→ **Brief**
Without the images, output each record below as it stands.

Rows from a dataset of charts and code
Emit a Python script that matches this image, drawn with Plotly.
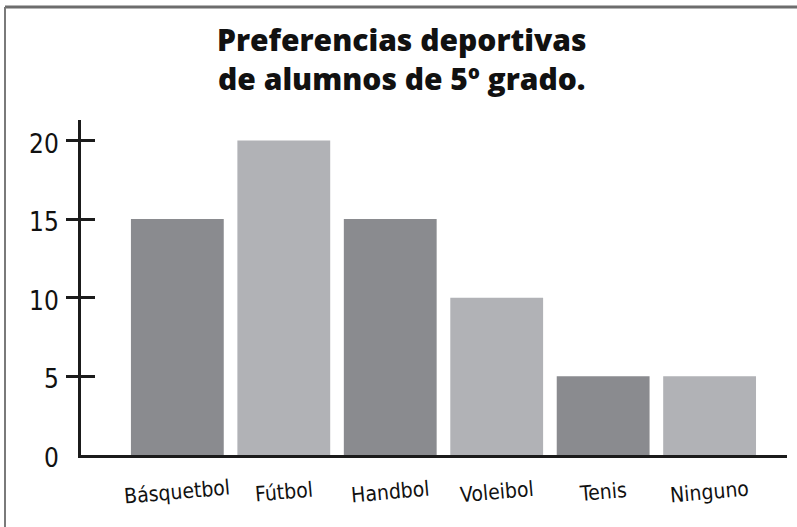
import plotly.graph_objects as go

categories = ["Básquetbol", "Fútbol", "Handbol", "Voleibol", "Tenis", "Ninguno"]
values = [15, 20, 15, 10, 5, 5]
bar_colors = ["#8a8b8f", "#b1b2b6", "#8a8b8f", "#b1b2b6", "#8a8b8f", "#b1b2b6"]
y_tick_vals = [0, 5, 10, 15, 20]
y_tick_text = ["0", "5", "10", "15", "20"]
tick_mark_vals = [5, 10, 15, 20]
title_lines = ["Preferencias deportivas", "de alumnos de 5º grado."]

W, H = 797, 527
ML, MR, MT, MB = 81, 10, 120, 72
AX = "#1b1b1b"
hand_font = "DejaVu Sans Condensed, sans-serif"
pw = W - ML - MR
ph = H - MT - MB

fig = go.Figure()
fig.add_trace(go.Bar(x=categories, y=values, marker=dict(color=bar_colors, line=dict(width=0)),
                     showlegend=False, hoverinfo="skip"))

fig.update_layout(
    width=W, height=H,
    margin=dict(l=ML, r=MR, t=MT, b=MB, pad=0),
    paper_bgcolor="white", plot_bgcolor="white",
    bargap=0.128,
    xaxis=dict(range=[-0.905, 5.727], showline=True, linecolor=AX, linewidth=3,
               showgrid=False, zeroline=False, ticks="", showticklabels=False),
    yaxis=dict(range=[0, 21.3], showline=True, linecolor=AX, linewidth=3,
               showgrid=False, zeroline=False, ticks="",
               tickmode="array", tickvals=y_tick_vals, ticktext=y_tick_text,
               tickfont=dict(family=hand_font, size=26, color="#111111"),
               ticklabelstandoff=14, ticklabelshift=3),
    yaxis2=dict(range=[0, 21.3], overlaying="y", side="left", showline=False,
                showgrid=False, zeroline=False, showticklabels=False,
                tickmode="array", tickvals=tick_mark_vals, ticks="outside",
                ticklen=14, tickwidth=3, tickcolor=AX),
    yaxis3=dict(range=[0, 21.3], overlaying="y", side="left", showline=False,
                showgrid=False, zeroline=False, showticklabels=False,
                tickmode="array", tickvals=tick_mark_vals, ticks="inside",
                ticklen=14, tickwidth=3, tickcolor=AX),
)

# invisible traces to activate the overlay axes
fig.add_trace(go.Scatter(x=[categories[0]], y=[0], yaxis="y2", mode="markers",
                         marker=dict(opacity=0), showlegend=False, hoverinfo="skip"))
fig.add_trace(go.Scatter(x=[categories[0]], y=[0], yaxis="y3", mode="markers",
                         marker=dict(opacity=0), showlegend=False, hoverinfo="skip"))

# title (two lines in one text block)
fig.add_annotation(text="<br>".join(title_lines), xref="paper", yref="paper",
                   x=(402 - ML) / pw, y=1 + (MT - 59) / ph,
                   xanchor="center", yanchor="middle", showarrow=False, align="center",
                   font=dict(family="Open Sans, sans-serif", size=30, color="#111111", weight=800))

# slanted category labels
for cat in categories:
    fig.add_annotation(text=cat, x=cat, xref="x", yref="paper", y=-(492 - (H - MB)) / ph,
                       xanchor="center", yanchor="middle", showarrow=False, textangle=-5,
                       font=dict(family=hand_font, size=21, color="#111111"))

# frame border (top and left edges), in paper coords
bx = (5 - ML) / pw
by = 1 + (MT - 7) / ph
fig.add_shape(type="line", xref="paper", yref="paper", x0=bx, x1=(W - ML + 5) / pw, y0=by, y1=by,
              line=dict(color="#6d6d6d", width=3))
fig.add_shape(type="line", xref="paper", yref="paper", x0=bx, x1=bx, y0=by, y1=-(MB + 5) / ph,
              line=dict(color="#7a7a7a", width=2))

fig.write_html("out.html", config={"displayModeBar": False},
               post_script="document.body.style.margin='0';document.body.style.overflow='hidden';")
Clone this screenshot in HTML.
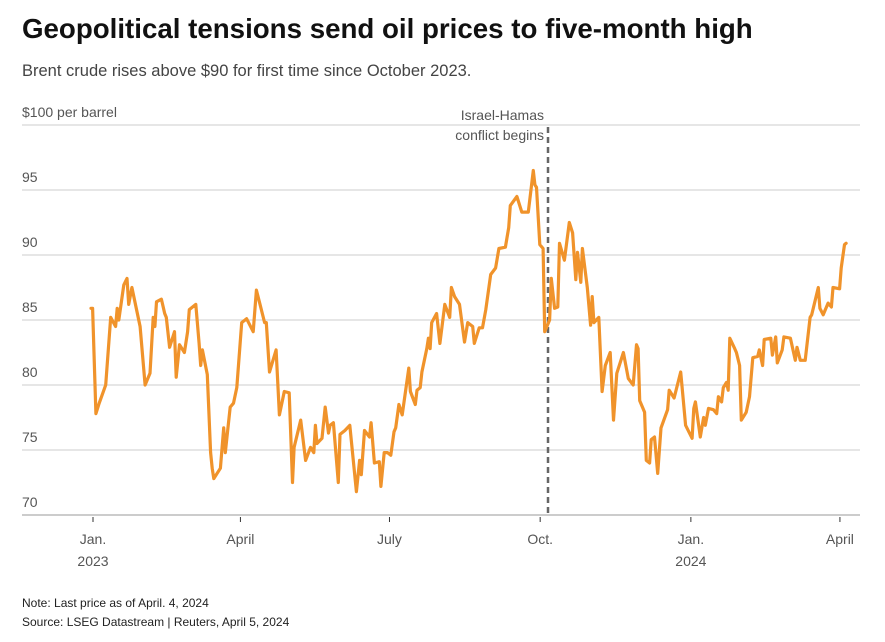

→ **Result**
Emit a Python script that matches this image, drawn with Plotly.
import plotly.graph_objects as go

categories = ["Básquetbol", "Fútbol", "Handbol", "Voleibol", "Tenis", "Ninguno"]
values = [15, 20, 15, 10, 5, 5]
bar_colors = ["#8a8b8f", "#b1b2b6", "#8a8b8f", "#b1b2b6", "#8a8b8f", "#b1b2b6"]
y_tick_vals = [0, 5, 10, 15, 20]
y_tick_text = ["0", "5", "10", "15", "20"]
tick_mark_vals = [5, 10, 15, 20]
title_lines = ["Preferencias deportivas", "de alumnos de 5º grado."]

W, H = 797, 527
ML, MR, MT, MB = 81, 10, 120, 72
AX = "#1b1b1b"
hand_font = "DejaVu Sans Condensed, sans-serif"
pw = W - ML - MR
ph = H - MT - MB

fig = go.Figure()
fig.add_trace(go.Bar(x=categories, y=values, marker=dict(color=bar_colors, line=dict(width=0)),
                     showlegend=False, hoverinfo="skip"))

fig.update_layout(
    width=W, height=H,
    margin=dict(l=ML, r=MR, t=MT, b=MB, pad=0),
    paper_bgcolor="white", plot_bgcolor="white",
    bargap=0.128,
    xaxis=dict(range=[-0.905, 5.727], showline=True, linecolor=AX, linewidth=3,
               showgrid=False, zeroline=False, ticks="", showticklabels=False),
    yaxis=dict(range=[0, 21.3], showline=True, linecolor=AX, linewidth=3,
               showgrid=False, zeroline=False, ticks="",
               tickmode="array", tickvals=y_tick_vals, ticktext=y_tick_text,
               tickfont=dict(family=hand_font, size=26, color="#111111"),
               ticklabelstandoff=14, ticklabelshift=3),
    yaxis2=dict(range=[0, 21.3], overlaying="y", side="left", showline=False,
                showgrid=False, zeroline=False, showticklabels=False,
                tickmode="array", tickvals=tick_mark_vals, ticks="outside",
                ticklen=14, tickwidth=3, tickcolor=AX),
    yaxis3=dict(range=[0, 21.3], overlaying="y", side="left", showline=False,
                showgrid=False, zeroline=False, showticklabels=False,
                tickmode="array", tickvals=tick_mark_vals, ticks="inside",
                ticklen=14, tickwidth=3, tickcolor=AX),
)

# invisible traces to activate the overlay axes
fig.add_trace(go.Scatter(x=[categories[0]], y=[0], yaxis="y2", mode="markers",
                         marker=dict(opacity=0), showlegend=False, hoverinfo="skip"))
fig.add_trace(go.Scatter(x=[categories[0]], y=[0], yaxis="y3", mode="markers",
                         marker=dict(opacity=0), showlegend=False, hoverinfo="skip"))

# title (two lines in one text block)
fig.add_annotation(text="<br>".join(title_lines), xref="paper", yref="paper",
                   x=(402 - ML) / pw, y=1 + (MT - 59) / ph,
                   xanchor="center", yanchor="middle", showarrow=False, align="center",
                   font=dict(family="Open Sans, sans-serif", size=30, color="#111111", weight=800))

# slanted category labels
for cat in categories:
    fig.add_annotation(text=cat, x=cat, xref="x", yref="paper", y=-(492 - (H - MB)) / ph,
                       xanchor="center", yanchor="middle", showarrow=False, textangle=-5,
                       font=dict(family=hand_font, size=21, color="#111111"))

# frame border (top and left edges), in paper coords
bx = (5 - ML) / pw
by = 1 + (MT - 7) / ph
fig.add_shape(type="line", xref="paper", yref="paper", x0=bx, x1=(W - ML + 5) / pw, y0=by, y1=by,
              line=dict(color="#6d6d6d", width=3))
fig.add_shape(type="line", xref="paper", yref="paper", x0=bx, x1=bx, y0=by, y1=-(MB + 5) / ph,
              line=dict(color="#7a7a7a", width=2))

fig.write_html("out.html", config={"displayModeBar": False},
               post_script="document.body.style.margin='0';document.body.style.overflow='hidden';")
Clone this screenshot in HTML.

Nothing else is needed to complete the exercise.